An eight game home winning streak came to an end as the Calgary Flames struggled to play against a team they should have dominated. After returning from San Jose to the chime of local media inquiring about the new ‘contender’ status. I don’t know which media type started that one, but it’s premature, by a HUGE margin. The Calgary Flames are definitely an improving hockey team, but they are plagued by their number one problem: inconsistent play. Star players aren’t star players, defensive breakdown, bad goaltending. Elite teams do not have this problem, Calgary does.
Overplayed Kiprusoff Puts in Soft Performance
Playing in one of the first games on nationwide TV in recent memory (or so it seems), you’d think the players and even the fans would want to put on a bit of a show. Not so. The fans put out another eerily quiet presence, so much so the CBC colour commentator remarked more than half a dozen times how quiet it was.
The players couldn’t find an answer either. They came out of the gate slow, were outplayed, outworked, and generated little scoring chances. They suffered from the same problem they had against the Blues last week–crappy team syndrome.
The Calgary Flames can’t show up and dominate junky teams. Albeit credit to a much improved Phoenix squad, Calgary still dropped their gameplay to the level of a younger and inexperienced team. Not the MO of an elite squad.

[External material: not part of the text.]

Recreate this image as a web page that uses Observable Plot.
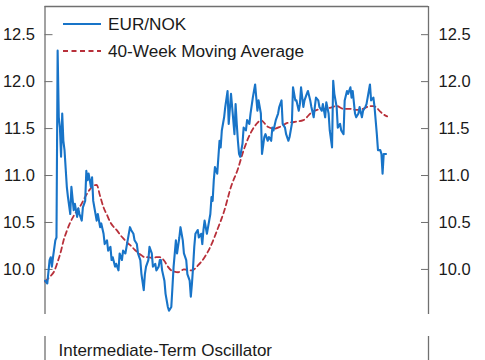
<!DOCTYPE html>
<html><head><meta charset="utf-8">
<script src="https://cdn.jsdelivr.net/npm/d3@7"></script>
<script src="https://cdn.jsdelivr.net/npm/@observablehq/plot@0.6"></script>
<style>
html,body{margin:0;padding:0;background:#fff;overflow:hidden;}
#wrap{position:relative;width:485px;height:360px;overflow:hidden;font-family:"Liberation Sans",Arial,sans-serif;}
#wrap > svg, #wrap > figure{position:absolute;left:0;margin:0;}
</style></head><body><div id="wrap"></div>
<script>
// ---- data (weekly index, EUR/NOK) ----
const weeks = [0,2,4,5,6,7,9,10,11,12,13,14,15,16,17,19,20,22,23,25,26,28,29,30,32,33,35,36,37,38,40,41,42,43,45,46,48,49,51,52,54,55,57,58,59,61,62,64,65,67,68,70,71,72,74,75,77,78,80,81,83,84,86,87,88,90,91,93,94,96,97,99,100,101,102,104,105,107,108,110,111,112,114,115,117,118,120,121,123,124,126,127,128,129,130,131,133,134,136,137,138,139,141,142,144,145,146,147,148,150,152,153,154,156,157,159,160,162,163,165,166,167,168,169,170,172,173,175,176,178,179,181,182,183,184,185,186,188,189,191,192,194,195,197,198,199,201,203,204,206,207,209,210,212,213,215,216,218,219,221,222,223,225,226,228,229,231,232,234,235,236,238,239,241,242,244,245,247,248,250,251,252,254,255,257,258,260,261,263,264,266,267,268,270,271,273,274,276,277,279,280,281,283,284,286,287,289,290,292,293,294,295,297];
const eurnok = [9.88,9.85,10.10,10.13,10.03,10.13,10.31,10.34,12.33,11.62,11.51,11.20,11.66,11.37,11.27,10.88,10.77,10.59,10.88,10.63,10.70,10.56,10.65,10.59,10.52,10.66,10.73,11.05,10.95,11.02,10.88,10.98,10.73,10.66,10.52,10.59,10.45,10.49,10.38,10.27,10.31,10.20,10.24,10.10,10.13,10.03,10.06,9.99,10.17,10.10,10.20,10.17,10.24,10.31,10.45,10.42,10.38,10.31,10.27,10.17,10.10,9.95,9.78,9.95,10.03,10.10,10.24,10.17,10.03,10.06,9.99,10.03,10.10,10.10,9.99,9.88,9.74,9.60,9.56,9.60,9.81,10.03,10.31,10.17,10.34,10.45,10.31,10.17,10.10,9.95,9.88,9.71,9.85,10.03,10.24,10.38,10.42,10.34,10.38,10.27,10.42,10.52,10.38,10.45,10.59,10.77,10.73,10.95,11.09,11.02,11.37,11.30,11.48,11.62,11.73,11.90,11.55,11.87,11.73,11.44,11.76,11.55,11.37,11.23,11.20,11.34,11.51,11.48,11.59,11.55,11.66,11.83,11.90,11.97,11.83,11.69,11.80,11.66,11.23,11.41,11.44,11.37,11.41,11.37,11.51,11.48,11.59,11.66,11.73,11.80,11.55,11.51,11.44,11.37,11.41,11.55,11.94,11.80,11.80,11.69,11.76,11.94,11.73,11.80,11.87,11.90,11.80,11.73,11.62,11.73,11.83,11.80,11.73,11.69,11.76,11.62,11.78,11.66,11.48,11.30,12.01,11.87,11.73,11.51,11.55,11.48,11.44,11.80,11.90,11.87,11.94,11.83,11.90,11.66,11.62,11.66,11.73,11.62,11.69,11.73,11.76,11.83,11.97,11.80,11.83,11.73,11.44,11.27,11.27,11.23,11.02,11.23,11.23];
// ---- data (40-week moving average) ----
const maWeeks = [0,4,8,11,14,16,19,22,25,28,31,34,39,42,45,48,51,54,57,60,63,66,69,72,75,78,81,84,87,90,94,97,100,104,107,110,116,121,128,133,139,144,150,156,162,168,173,179,185,188,194,200,205,211,217,225,228,231,237,243,248,254,260,265,271,277,283,286,289,292,295,298];
const ma40 = [9.87,9.92,9.98,10.08,10.20,10.30,10.41,10.50,10.57,10.63,10.68,10.75,10.85,10.89,10.90,10.78,10.66,10.58,10.50,10.45,10.41,10.36,10.32,10.28,10.25,10.21,10.18,10.15,10.13,10.13,10.12,10.13,10.13,10.09,10.03,9.99,9.97,10.00,9.99,10.04,10.13,10.24,10.42,10.62,10.88,11.07,11.27,11.45,11.56,11.59,11.52,11.50,11.52,11.56,11.57,11.59,11.62,11.66,11.70,11.71,11.72,11.74,11.71,11.71,11.70,11.71,11.74,11.74,11.72,11.68,11.65,11.63];
const yTicks = [10.0, 10.5, 11.0, 11.5, 12.0, 12.5];
const seriesNames = ["EUR/NOK", "40-Week Moving Average"];
const panel2Title = "Intermediate-Term Oscillator";
const xDomain = [0, 334];
const yDomain = [9.52, 12.8];

const blue = "#1874c8", red = "#b8303a", axisGray = "#707070", ink = "#1a1a1a";
const FONT = '"Liberation Sans", Arial, sans-serif';
const spot = weeks.map((w, i) => ({week: w, value: eurnok[i]}));
const avg = maWeeks.map((w, i) => ({week: w, value: ma40[i]}));

const wrap = document.getElementById("wrap");

const topPlot = Plot.plot({
  width: 485, height: 320,
  marginTop: 6, marginBottom: 6, marginLeft: 44.5, marginRight: 57,
  style: {fontFamily: FONT, fontSize: "16.5px", color: ink, background: "transparent", overflow: "visible"},
  x: {domain: xDomain, axis: null},
  y: {domain: yDomain, label: null},
  marks: [
    Plot.axisY(yTicks, {anchor: "left", tickSize: -8, tickPadding: 18, tickFormat: d3.format(".1f"), stroke: axisGray, label: null}),
    Plot.axisY(yTicks, {anchor: "right", tickSize: -8, tickPadding: 18, tickFormat: d3.format(".1f"), stroke: axisGray, label: null}),
    Plot.ruleX(xDomain, {stroke: axisGray, strokeWidth: 1.3}),
    Plot.ruleY([yDomain[1]], {stroke: axisGray, strokeWidth: 1.3}),
    Plot.line(avg, {x: "week", y: "value", stroke: red, strokeWidth: 1.8, strokeDasharray: "5,3.5", curve: "monotone-x"}),
    Plot.line(spot, {x: "week", y: "value", stroke: blue, strokeWidth: 2.1})
  ]
});
topPlot.style.top = "0px";
wrap.appendChild(topPlot);

const botPlot = Plot.plot({
  width: 485, height: 40,
  marginTop: 16, marginBottom: 0, marginLeft: 44.5, marginRight: 57,
  style: {fontFamily: FONT, fontSize: "17px", color: ink, background: "transparent", overflow: "visible"},
  x: {domain: xDomain, axis: null},
  y: {domain: [0, 1], axis: null},
  marks: [
    Plot.ruleX(xDomain, {stroke: axisGray, strokeWidth: 1.3}),
    Plot.text([panel2Title], {frameAnchor: "top-left", textAnchor: "start", lineAnchor: "middle", dx: 13.5, dy: 14.5, fontSize: 17, fill: ink})
  ]
});
botPlot.style.top = "320px";
wrap.appendChild(botPlot);

// legend (inside the top panel)
const ns = "http://www.w3.org/2000/svg";
const leg = document.createElementNS(ns, "svg");
leg.setAttribute("width", 485); leg.setAttribute("height", 70);
leg.style.position = "absolute"; leg.style.top = "0px"; leg.style.left = "0px";
const legItems = [{name: seriesNames[0], color: blue, dash: null, w: 2.1, y: 24}, {name: seriesNames[1], color: red, dash: "5,3.5", w: 1.8, y: 51}];
for (const it of legItems) {
  const l = document.createElementNS(ns, "line");
  l.setAttribute("x1", 63); l.setAttribute("x2", 101);
  l.setAttribute("y1", it.y); l.setAttribute("y2", it.y);
  l.setAttribute("stroke", it.color); l.setAttribute("stroke-width", it.w);
  if (it.dash) l.setAttribute("stroke-dasharray", it.dash);
  leg.appendChild(l);
  const t = document.createElementNS(ns, "text");
  t.setAttribute("x", 108); t.setAttribute("y", it.y);
  t.setAttribute("dominant-baseline", "central");
  t.setAttribute("font-family", FONT); t.setAttribute("font-size", "17.2");
  t.setAttribute("fill", ink);
  t.textContent = it.name;
  leg.appendChild(t);
}
wrap.appendChild(leg);
</script>
</body></html>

Although Calgary drew within one from Cammelleri’s team leading 18th goal, Miikka Kiprusoff let in a terribly soft goal that was shot from BEHIND the goaline. The goaltender is over worked and it may come back to haunt Calgary in the playoffs with a mentally unprepared goalie.
Don’t call for trades or fires, Calgary is a much improved team and manage to come from behind in the third, could they do it tonight? They did the right things early getting a goal 3 minutes in. However, five minutes later Calgary gave up another goal after nearly tieing the game. Down by two again yet the FLames battled by to draw within one which was as close as they’d get.
Had the Flames come out and played hard in the first two periods like they did in the third they would have won. In reality, they could only play 20 solid minutes rather than 60, and that’s what separates this team from being a contender.
Notes: No goals yet again for Jarome Iginla, however, his line was +3.